Coup Contagion Threatens New Investment in Africa, AFC Warns
The growing number of military takeovers in African states is raising concerns about stability and jeopardizing investment inflows into the continent, the Africa Finance Corp. said.
The rise of the juntas in Africa is “very worrying, especially with seeming appeal of the changes to the mass populace,” Chief Executive Officer Samaila Zubairu said by email.
There have been nine coups in sub-Saharan Africa in the past three years, creating a belt of countries that stretches from the Atlantic Ocean to the Red Sea. Gabon joined the list last week, when soldiers removed President Ali Bongo from power after a disputed election.
AFC announced plans last year to sell shares in its projects on stock exchanges in London and the United Arab Emirates to raise capital and fund infrastructure development across Africa.
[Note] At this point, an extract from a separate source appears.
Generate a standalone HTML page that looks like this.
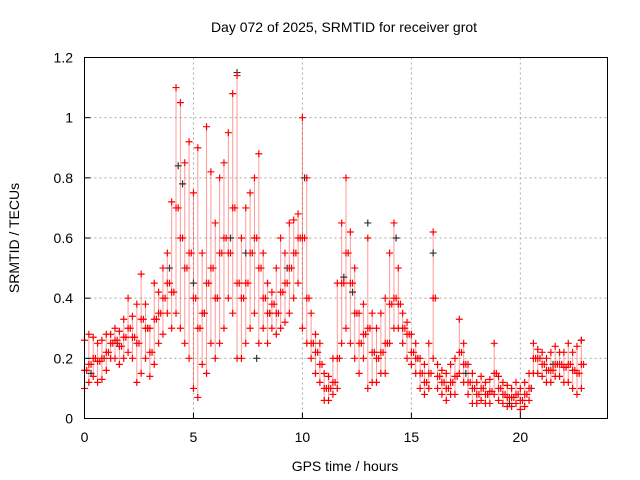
<!DOCTYPE html>
<html><head><meta charset="utf-8">
<style>
body{margin:0;background:#fff;}
svg{display:block;font-family:"Liberation Sans",sans-serif;}
</style></head>
<body>
<svg id="chart" width="640" height="480">
<g id="grid"></g>
<g id="range"></g>
<g id="black"></g>
<g id="red"></g>
<rect x="84.5" y="57.5" width="523" height="361" fill="none" stroke="#000" stroke-width="1"/>
<g id="axes"></g>
<text x="344" y="32" font-size="14" text-anchor="middle">Day 072 of 2025, SRMTID for receiver grot</text>
<text x="345" y="471" font-size="14" text-anchor="middle">GPS time / hours</text>
<text transform="translate(19,238) rotate(-90)" font-size="14" text-anchor="middle">SRMTID / TECUs</text>
</svg>
<script>
const xTicks=[0,5,10,15,20];
const yTicks=[0,0.2,0.4,0.6,0.8,1,1.2];
const yTickLabels=["0","0.2","0.4","0.6","0.8","1","1.2"];
const times=[0,0.2,0.4,0.6,0.8,1,1.2,1.4,1.6,1.8,2,2.2,2.4,2.6,2.8,3,3.2,3.4,3.6,3.8,4,4.2,4.4,4.6,4.8,5,5.2,5.4,5.6,5.8,6,6.2,6.4,6.6,6.8,7,7.2,7.4,7.6,7.8,8,8.2,8.4,8.6,8.8,9,9.2,9.4,9.6,9.8,10,10.2,10.4,10.6,10.8,11,11.2,11.4,11.6,11.8,12,12.2,12.4,12.6,12.8,13,13.2,13.4,13.6,13.8,14,14.2,14.4,14.6,14.8,15,15.2,15.4,15.6,15.8,16,16.2,16.4,16.6,16.8,17,17.2,17.4,17.6,17.8,18,18.2,18.4,18.6,18.8,19,19.2,19.4,19.6,19.8,20,20.2,20.4,20.6,20.8,21,21.2,21.4,21.6,21.8,22,22.2,22.4,22.6,22.8];
const loVals=[.10,.12,.14,.12,.13,.16,.20,.20,.18,.20,.22,.20,.12,.15,.20,.14,.18,.25,.28,.35,.30,.35,.30,.25,.20,.10,.07,.18,.15,.25,.20,.25,.30,.40,.35,.20,.20,.25,.30,.35,.25,.30,.25,.30,.28,.30,.32,.35,.40,.45,.30,.25,.20,.15,.12,.06,.06,.08,.10,.25,.30,.25,.20,.15,.20,.10,.12,.12,.15,.15,.25,.30,.30,.25,.20,.18,.15,.10,.08,.10,.20,.10,.08,.06,.08,.08,.15,.12,.08,.05,.05,.06,.05,.05,.08,.06,.05,.04,.04,.05,.03,.04,.06,.15,.15,.14,.12,.12,.14,.14,.12,.12,.10,.08,.10];
const midVals=[.16,.18,.20,.19,.20,.22,.25,.26,.24,.27,.30,.27,.25,.33,.30,.22,.33,.35,.40,.45,.42,.70,.60,.50,.55,.40,.30,.35,.45,.50,.40,.55,.60,.55,.70,.45,.40,.45,.55,.60,.50,.40,.35,.38,.35,.42,.45,.50,.55,.60,.60,.40,.25,.22,.18,.10,.10,.12,.20,.45,.55,.45,.35,.25,.28,.30,.22,.20,.22,.25,.38,.40,.38,.30,.28,.22,.20,.15,.12,.15,.40,.14,.12,.10,.12,.14,.22,.18,.12,.10,.08,.10,.08,.09,.15,.10,.08,.07,.07,.08,.06,.08,.10,.20,.20,.18,.16,.16,.18,.18,.17,.18,.16,.15,.18];
const hiVals=[.26,.28,.27,.25,.26,.28,.28,.30,.29,.33,.40,.34,.38,.48,.38,.30,.45,.42,.50,.55,.72,1.10,1.05,.85,.92,.75,.90,.55,.97,.82,.65,.80,.85,.95,1.08,1.14,.60,.70,.75,.80,.88,.55,.45,.42,.50,.60,.55,.65,.66,.68,1.00,.80,.35,.28,.25,.15,.14,.20,.45,.65,.80,.62,.50,.35,.38,.60,.35,.30,.35,.40,.55,.65,.50,.35,.32,.28,.25,.20,.18,.25,.62,.18,.16,.15,.18,.20,.33,.25,.18,.15,.12,.14,.12,.13,.25,.14,.12,.11,.10,.12,.10,.12,.15,.25,.23,.22,.20,.22,.24,.22,.22,.25,.22,.24,.26];
const blackTimes=[0.3,1.5,2.9,3.9,4.3,4.5,5.0,5.5,6.1,6.7,7.0,7.4,7.9,8.5,9.3,10.1,11.9,12.3,13.0,14.3,15.3,16.0,17.5,18.5,19.5,20.5,21.5,22.8];
const blackVals=[.15,.25,.30,.50,.84,.78,.45,.35,.40,.60,1.15,.55,.20,.35,.50,.80,.47,.42,.65,.60,.20,.55,.15,.08,.05,.10,.18,.26];

const X=t=>84.5+t*(523/24);
const Y=v=>418.5-v*(361/1.2);
const NS="http://www.w3.org/2000/svg";
function mk(tag,attrs,parent){const e=document.createElementNS(NS,tag);for(const k in attrs)e.setAttribute(k,attrs[k]);parent.appendChild(e);return e;}
const grid=document.getElementById('grid'),axes=document.getElementById('axes');
xTicks.forEach((t,i)=>{
  const x=X(t);
  if(t>0){const g=mk('line',{x1:x,x2:x,y1:57.5,y2:418.5,stroke:'#aaa','stroke-dasharray':'2,3'},grid);
  
  }
  const tk=mk('line',{x1:x,x2:x,y1:418.5,y2:412.5,stroke:'#000'},axes);
  
  
  const tx=mk('text',{x:x,y:442,'font-size':14,'text-anchor':'middle'},axes);tx.textContent=String(t);
  
  
});
yTicks.forEach((v,i)=>{
  const y=Y(v);
  if(v>0&&v<1.2){const g=mk('line',{x1:84.5,x2:607.5,y1:y,y2:y,stroke:'#aaa','stroke-dasharray':'2,3'},grid);
  
  }
  const tk=mk('line',{x1:84.5,x2:90.5,y1:y,y2:y,stroke:'#000'},axes);
  
  
  const tx=mk('text',{x:73,y:y+5,'font-size':14,'text-anchor':'end'},axes);tx.textContent=yTickLabels[i];
  
  
});
function plus(g,t,v,col){
  const x=X(t),y=Y(v);
  const p=mk('path',{d:`M${x-3.5},${y}H${x+3.5}M${x},${y-3.5}V${y+3.5}`,stroke:col,'stroke-width':1.2,fill:'none'},g);
  
  
}
const red=document.getElementById('red'),black=document.getElementById('black'),range=document.getElementById('range');
times.forEach((t,i)=>{
  const l=mk('line',{x1:X(t),x2:X(t),y1:Y(loVals[i]),y2:Y(hiVals[i]),stroke:'#f00','stroke-width':1,opacity:0.4},range);
  
  
  plus(red,t,loVals[i],'#f00');
  plus(red,t,midVals[i],'#f00');
  plus(red,t,hiVals[i],'#f00');
  plus(red,t+0.1,midVals[i],'#f00');
});
blackTimes.forEach((t,i)=>plus(black,t,blackVals[i],'#333'));
</script>
</body></html>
Its investment portfolio includes stakes in port facilities in Gabon, Mauritania and Ghana, and power plants in Ivory Coast and Djibouti.
While it’s still working on “significant value enhancement” of the projects prior to listing, the political situation in the region will delay the timing of the listings, the CEO said.
“With all the coups in Africa today, now is not the time,” he said.
Founded in 2007, with headquarters in Nigeria, the AFC is owned by African governments and banks and private equity funds. It operates in at least 40 countries in the region.